Who should fear Arvind Kejriwal more - Narendra Modi or Rahul Gandhi?
With Arvind Kejriwal-led Aam Aadmi Party (AAP) pulling off an extraordinary performance in the Delhi Assembly Elections and now setting its eyes on the 2014 Lok Sabha polls, the big question now is which party`s fortunes would the AAP hit the most - Congress or BJP.
Kejriwal, who tapped into public anger to take the AAP to the corridors of power, is certainly a new phenomenon in the Indian political arena. The newly-elected Delhi Chief Minister is sure to give both Congress vice president Rahul Gandhi and BJP`s prime ministerial candidate Narendra Modi sleepless nights with his politics of `change`, which has been received well by the `aam aadmi`. Undoubtedly, he has rewritten the rule of the game with many seasoned politicians now accepting that they need to learn from the AAP.
For the first time in Indian history, a unique type of election campaigning and transparency in selection of candidates were practised during Delhi polls. The way `Aam Aadmi` CM Kejriwal met the people and convinced them to vote for his party, the way the new entrant managed funds and doled out tickets to low-profile people stunned everybody. Even the Congress, which has ruled the country for decades, had to acknowledge the fact, with its vice president Rahul Gandhi saying that the new party has succeeded by encouraging involvement of people and there is a need to learn from it.

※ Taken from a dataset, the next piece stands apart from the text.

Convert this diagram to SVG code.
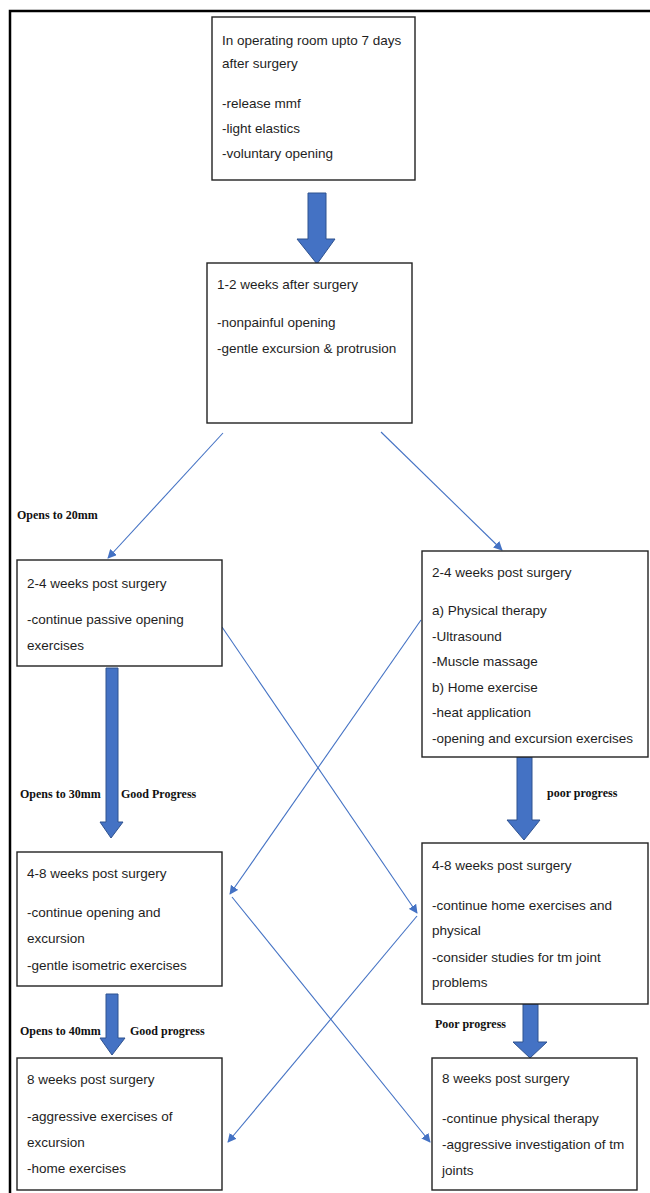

And after being elected, Kejriwal and his party MLAs have gone full throttle to honour the promises they made to the electorate - unlike the other political parties. It was exceptional to see the CM designate and MLAs opting for metro ride, autos rather than taking government vehicles with red beacons. They have even refused government bungalows and security - making them more popular among people. In appearance at least, they seem to have been successful in representing themselves as true representatives of the common man.
While the Congress is certainly losing grip over the electorate, as was evident during the recent Assembly polls, the BJP under the leadership of Modi is undoubtedly surging ahead. The Gujarat Chief Minister successfully latched onto the anti-Congress mood and turned the tide towards the BJP. He has focussed on hitting the top Congress leadership in his speeches and is also quite popular amongst the youth brigade of the country.
But, the Delhi polls have changed the scenario, Modi, who was being seen as the only hope after Congress`s dismal performance, is facing a new threat from Kejriwal. The Magsaysay award winner is no less competent than the Gujarat CM. The past record of former officer of the Indian Revenue Services is his biggest asset as he goes on projecting himself as a viable alternative. The AAP convenor`s life has been quite interesting. He has not only worked with Mother Teresa`s organisation for two years, but also participated actively in RTI and Jan Lokpal movement. The biggest asset is his clean image during his tenure as an Income Tax officer and also he doesn`t carry any past baggage. On the other hand, Modi`s Gujarat riots tainted past is certainly what the `able administrator` wants to get rid of.
One of Modi`s biggest drawbacks is his unacceptability in the Muslim community, which forms 20 percent of the total Indian population.
Both Congress and the BJP had written off AAP before elections, but to their nightmare, the new political party not only succeeded in keeping the BJP away from power in Delhi, but also routed the grand old party from the national capital, which was considered to be Sheila Dikshit`s bastion, who herself lost to Kejriwal by a huge margin.
Kejriwal and his party have changed politics in the country and it`s for the first time that debates are being held on the real issues concerning the `aam aadmi`.
The BJP and Congress might be opting for a new strategy to tackle this new threat, as both realise that if the Delhi CM succeeds in implementing even half of the promises made by the AAP, he would certainly pose a big challenge to national parties in the upcoming General Elections.
Though AAP has attracted the Delhi voters, LS polls are a totally different ball game where caste and religion play a major factor. To what extent Kejriwal and team will be able to convince voters with their `Swaraj` politics is a wait-and-watch game, but at present the party faces a daunting task of stretching its wings, galvanising supporters and selecting `clean` candidates. If Kejriwal wants his party to win big in the upcoming polls, he has to play his cards cautiously as the BJP poster boy is no less popular in the country. Nearly a month ago, AAP leader Yogendra Yadav, in an interaction session with media personalities, had admitted that majority of Delhiites, who wanted Kejriwal as the CM, would vote for Modi in General Elections. He had also said that ever since Modi was appointed BJP`s PM candidate, the youth vote has tilted towards the Gujarat CM.
Whatever be the outcome of the 2014 elections, but with the entry of AAP, the dynamics have changed and undoubtedly the party poses a big challenge to Narendra Modi and the BJP, and not just the Congress and Rahul Gandhi.